According to another aspect of the present invention, an erection
anchor is configured to be precast in an edge portion of an
insulated precast concrete panel for lifting the panel. The
erection anchor includes a central portion that has a lifting
feature that is configured to be disposed at an insulation layer
between outer concrete layers of an insulated concrete panel. The
erection anchor also includes lateral portions on opposing sides of
the central portion that are configured to be disposed in the outer
concrete layers of the insulated concrete panel. The lateral
portions each include at least two reinforcement apertures for
engaging a tension bar and a shear bar that, respectively, protrude
away from the edge portion of the insulated concrete panel and
along the edge portion of the insulated concrete panel.
According to yet another aspect of the present invention, a method
of forming an insulated concrete panel with a reinforced lifting
anchor includes providing a plurality of reinforcement bars that
are each configured to be precast in outer concrete layers that are
separated by an insulation layer of the insulated concrete panel.
An erection anchor is positioned at an edge portion of the
insulated concrete panel so as to span between the outer concrete
layers of the insulated concrete panel. A central portion of the
erection anchor has a lifting hole positioned between the outer
concrete layers for engage a lifting device. The plurality of
reinforcement bars are engaged with lateral portions of the
erection anchor disposed in the outer concrete layers for
supporting the insulated concrete panel under shear and tension
loading forces applied at the lifting device.
These and other objects, advantages, purposes, and features of the
present invention will become apparent upon review of the following
specification in conjunction with the drawings.

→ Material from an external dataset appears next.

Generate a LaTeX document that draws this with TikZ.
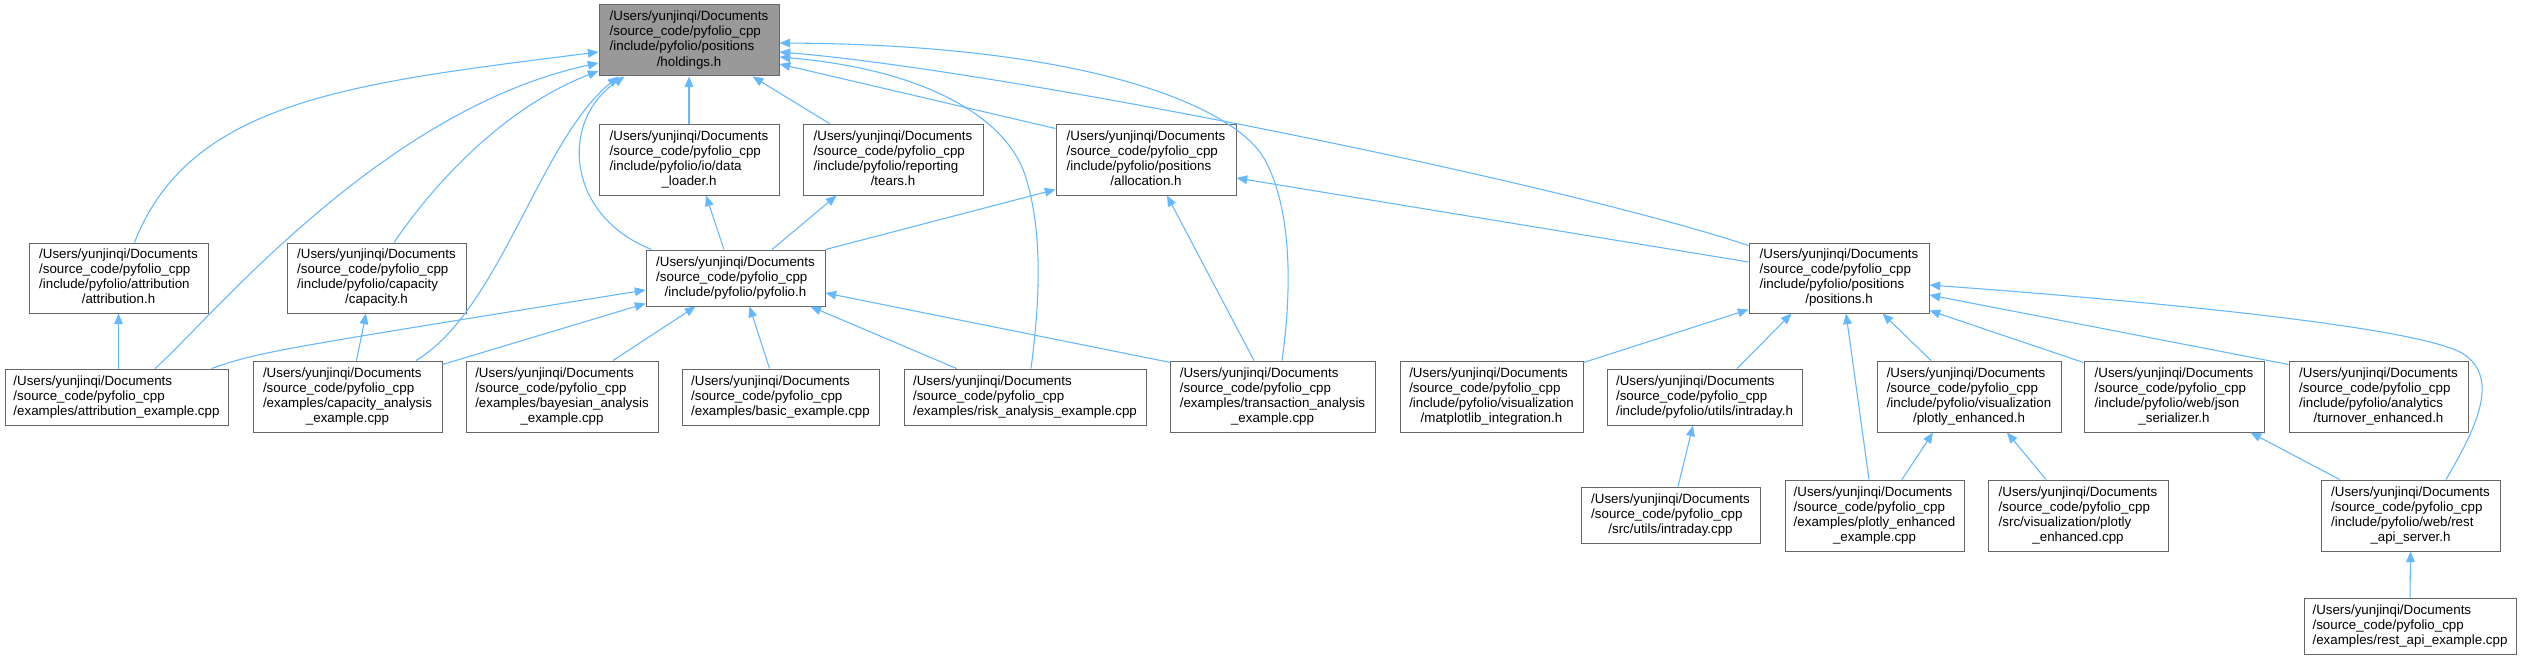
\documentclass[tikz,border=0pt]{standalone}
\usepackage{fontspec}
\setmainfont{Liberation Sans}
\usetikzlibrary{arrows.meta,calc}
\definecolor{edgec}{HTML}{63B8FF}
\definecolor{boxb}{HTML}{666666}
\definecolor{hfill}{HTML}{999999}
\newcommand{\ftxt}[2]{\begin{tabular}{@{}l@{}}#1\\\multicolumn{1}{@{}c@{}}{#2}\end{tabular}}
\newcommand{\ud}{/Users/yunjinqi/Documents\\/source\_code/pyfolio\_cpp}
\tikzset{
  bx/.style 2 args={draw=boxb, line width=0.75pt, fill=white, inner sep=0pt,
    minimum width=#1*0.75pt, minimum height=#2*0.75pt,
    font=\fontsize{10pt}{11.25pt}\selectfont},
  edge/.style={draw=edgec, line width=0.8pt, -{Triangle[length=8pt,width=6.5pt]}}
}
\begin{document}
\begin{tikzpicture}[x=0.75pt,y=-0.75pt]
\fill[white] (0,0) rectangle (2522,660);
\useasboundingbox (0,0) rectangle (2522,660);
% row 0
\node[bx={180}{71}, fill=hfill] (hold) at (689,40.5) {\ftxt{\ud\\/include/pyfolio/positions}{/holdings.h}};
% row 1
\node[bx={180}{71}] (dl) at (689,159.5) {\ftxt{\ud\\/include/pyfolio/io/data}{\_loader.h}};
\node[bx={180}{71}] (tears) at (893,159.5) {\ftxt{\ud\\/include/pyfolio/reporting}{/tears.h}};
\node[bx={180}{71}] (alloc) at (1146,159.5) {\ftxt{\ud\\/include/pyfolio/positions}{/allocation.h}};
% row 2
\node[bx={179}{70}] (attr) at (118.5,278) {\ftxt{\ud\\/include/pyfolio/attribution}{/attribution.h}};
\node[bx={179}{70}] (cap) at (376.5,278) {\ftxt{\ud\\/include/pyfolio/capacity}{/capacity.h}};
\node[bx={179}{56}] (pyf) at (735.5,278) {\ftxt{\ud}{/include/pyfolio/pyfolio.h}};
\node[bx={180}{70}] (pos) at (1839,278) {\ftxt{\ud\\/include/pyfolio/positions}{/positions.h}};
% row 3
\node[bx={223}{56}] (attrex) at (116.5,397) {\ftxt{\ud}{/examples/attribution\_example.cpp}};
\node[bx={189}{71}] (capex) at (347.5,396.5) {\ftxt{\ud\\/examples/capacity\_analysis}{\_example.cpp}};
\node[bx={192}{71}] (bay) at (562,396.5) {\ftxt{\ud\\/examples/bayesian\_analysis}{\_example.cpp}};
\node[bx={197}{56}] (basic) at (780.5,397) {\ftxt{\ud}{/examples/basic\_example.cpp}};
\node[bx={242}{56}] (risk) at (1025,397) {\ftxt{\ud}{/examples/risk\_analysis\_example.cpp}};
\node[bx={205}{71}] (trans) at (1272.5,396.5) {\ftxt{\ud\\/examples/transaction\_analysis}{\_example.cpp}};
\node[bx={183}{71}] (matpl) at (1491.5,396.5) {\ftxt{\ud\\/include/pyfolio/visualization}{/matplotlib\_integration.h}};
\node[bx={195}{56}] (intrh) at (1704.5,397) {\ftxt{\ud}{/include/pyfolio/utils/intraday.h}};
\node[bx={184}{71}] (plh) at (1969,396.5) {\ftxt{\ud\\/include/pyfolio/visualization}{/plotly\_enhanced.h}};
\node[bx={180}{71}] (json) at (2174,396.5) {\ftxt{\ud\\/include/pyfolio/web/json}{\_serializer.h}};
\node[bx={179}{71}] (turn) at (2378.5,396.5) {\ftxt{\ud\\/include/pyfolio/analytics}{/turnover\_enhanced.h}};
% row 4
\node[bx={179}{56}] (intrc) at (1670.5,515) {\ftxt{\ud}{/src/utils/intraday.cpp}};
\node[bx={179}{71}] (plex) at (1874.5,515.5) {\ftxt{\ud\\/examples/plotly\_enhanced}{\_example.cpp}};
\node[bx={180}{71}] (plcpp) at (2078,515.5) {\ftxt{\ud\\/src/visualization/plotly}{\_enhanced.cpp}};
\node[bx={179}{71}] (rest) at (2410.5,515.5) {\ftxt{\ud\\/include/pyfolio/web/rest}{\_api\_server.h}};
% row 5
\node[bx={212}{56}] (restex) at (2410,626) {\ftxt{\ud}{/examples/rest\_api\_example.cpp}};

% edges to holdings
\draw[edge] (dl.north) -- (hold.south);
\draw[edge] ($(tears.north west)+(27,0)$) -- ($(hold.south east)+(-27,0)$);
\draw[edge] ($(alloc.north west)+(0,5)$) -- ($(hold.east)+(0,23.5)$);
\draw[edge] ($(pos.north west)+(0,3)$) .. controls (1550,180) and (1000,70) .. ($(hold.east)+(0,11.5)$);
\draw[edge] ($(risk.north)+(6,0)$) .. controls (1040,300) and (1043,230) .. (1025,175)
   .. controls (1007,120) and (930,70) .. ($(hold.east)+(0,16.5)$);
\draw[edge] ($(trans.north)+(9.5,0)$) .. controls (1292,290) and (1292,210) .. (1265,160)
   .. controls (1238,110) and (1100,45) .. ($(hold.east)+(0,2.5)$);
\draw[edge] ($(attr.north)+(16,0)$) .. controls (190,100) and (353,83) .. ($(hold.west)+(0,11.5)$);
\draw[edge] ($(attrex.north)+(38.5,0)$) .. controls (210,320) and (380,110) .. ($(hold.west)+(0,22.5)$);
\draw[edge] ($(cap.north)+(17.5,0)$) .. controls (440,175) and (510,105) .. ($(hold.west)+(0,30.5)$);
\draw[edge] ($(capex.north)+(68.5,0)$) .. controls (500,310) and (540,140) .. ($(hold.south west)+(20,0)$);
\draw[edge] ($(pyf.north west)+(6,0)$) .. controls (565,215) and (560,120) .. ($(hold.south west)+(26,0)$);
% edges from pyfolio.h
\draw[edge] ($(pyf.north)+(-11.5,0)$) -- ($(dl.south)+(17,0)$);
\draw[edge] ($(pyf.north)+(36.5,0)$) -- ($(tears.south west)+(34,0)$);
\draw[edge] (pyf.north east) -- ($(alloc.south west)+(0,-6)$);
% row 3 left side
\draw[edge] (attrex.north -| attr.south) -- (attr.south);
\draw[edge] ($(attrex.north east)+(-17,0)$) .. controls (260,352) .. ($(pyf.west)+(0,12)$);
\draw[edge] ($(capex.north)+(9,0)$) -- ($(cap.south)+(-10.5,0)$);
\draw[edge] ($(capex.north east)+(0,4)$) -- ($(pyf.south west)+(0,-3)$);
\draw[edge] ($(bay.north)+(51,0)$) -- ($(pyf.south)+(-40,0)$);
\draw[edge] ($(basic.north)+(-11,0)$) -- ($(pyf.south)+(14,0)$);
\draw[edge] ($(risk.north west)+(53,0)$) -- ($(pyf.south east)+(-15,0)$);
\draw[edge] ($(trans.north west)+(1,2)$) -- ($(pyf.east)+(0,15)$);
\draw[edge] ($(trans.north)+(-18.5,0)$) -- ($(alloc.south)+(21,0)$);
% positions.h
\draw[edge] ($(pos.west)+(0,-16)$) -- ($(alloc.east)+(0,18.5)$);
\draw[edge] ($(matpl.north east)+(0,2)$) -- ($(pos.south west)+(0,-4)$);
\draw[edge] ($(intrh.north)+(32.5,0)$) -- ($(pos.south west)+(43,0)$);
\draw[edge] ($(plex.north)+(-5.5,0)$) -- ($(pos.south)+(7,0)$);
\draw[edge] ($(plh.north)+(-38,0)$) -- ($(pos.south east)+(-47,0)$);
\draw[edge] ($(json.north west)+(0,2)$) -- ($(pos.south east)+(0,-3)$);
\draw[edge] ($(turn.north west)+(0,4)$) -- ($(pos.east)+(0,17)$);
\draw[edge] ($(rest.north)+(35.5,0)$) .. controls (2475,430) and (2500,380) .. (2465,355)
   .. controls (2430,330) and (2200,305) .. ($(pos.east)+(0,7)$);
% lower rows
\draw[edge] ($(plex.north)+(27.5,0)$) -- ($(plh.south)+(-36,0)$);
\draw[edge] ($(plcpp.north)+(-32,0)$) -- ($(plh.south)+(38,0)$);
\draw[edge] ($(rest.north west)+(19,0)$) -- ($(json.south east)+(-14,0)$);
\draw[edge] (restex.north) -- (rest.south);
\draw[edge] ($(intrc.north)+(7.5,0)$) -- ($(intrh.south)+(-11.5,0)$);
\end{tikzpicture}
\end{document}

BRIEF DESCRIPTION OF THE DRAWINGS
FIG. 1 is a perspective view of a reinforced anchor assembly
disposed in an insulated concrete panel, in accordance with the
present invention;
FIG. 2 is an end elevational view of the reinforced anchor assembly
and the insulated concrete panel shown in FIG. 1;
FIG. 3 is a side elevational view of the reinforced anchor assembly
and the insulated concrete panel shown in FIG. 1; and
FIG. 4 is a perspective view of an erection anchor of the
reinforced anchor assembly, shown separate from a concrete
structure.
DETAILED DESCRIPTION OF EMBODIMENTS
Referring now to the drawings and the illustrative embodiments
depicted therein, a reinforced anchor assembly 10 is provided as a
supported and secure connection location for lifting or raising a
tilt-up and precast insulated concrete panel 12 or structure or the
like. The reinforced anchor assembly 10 provides an erection anchor
14 that may be precast in an edge portion 16 (FIG. 2) of the
insulated concrete panel 12 and spans within and between outer
concrete layers 12a of the insulated concrete panel 12. The
erection anchor 14 includes a central portion 18 with a lifting
feature or hole 18a and ears or lateral portions 20 on opposing
sides of the central portion 18 that each include at least two
reinforcement apertures 20a, 20b (FIG. 4). A plurality of
reinforcement bars or members (FIG. 1), such as tension bars 22a
and shear bars 22b, are each precast in one of the outer layers of
concrete 12a and may engage one of the reinforcement apertures 20a,
20b in the erection anchor 14, such that the plurality of
reinforcement bars (22a, 22b, 22c) support the insulated concrete
panel under shear loading forces 24a and tension loading forces 24b
(FIGS. 2-3). It is contemplated that multiple erection anchors 14
may be disposed along the edge portion of a single concrete panel
12 and may engage common reinforcement bars.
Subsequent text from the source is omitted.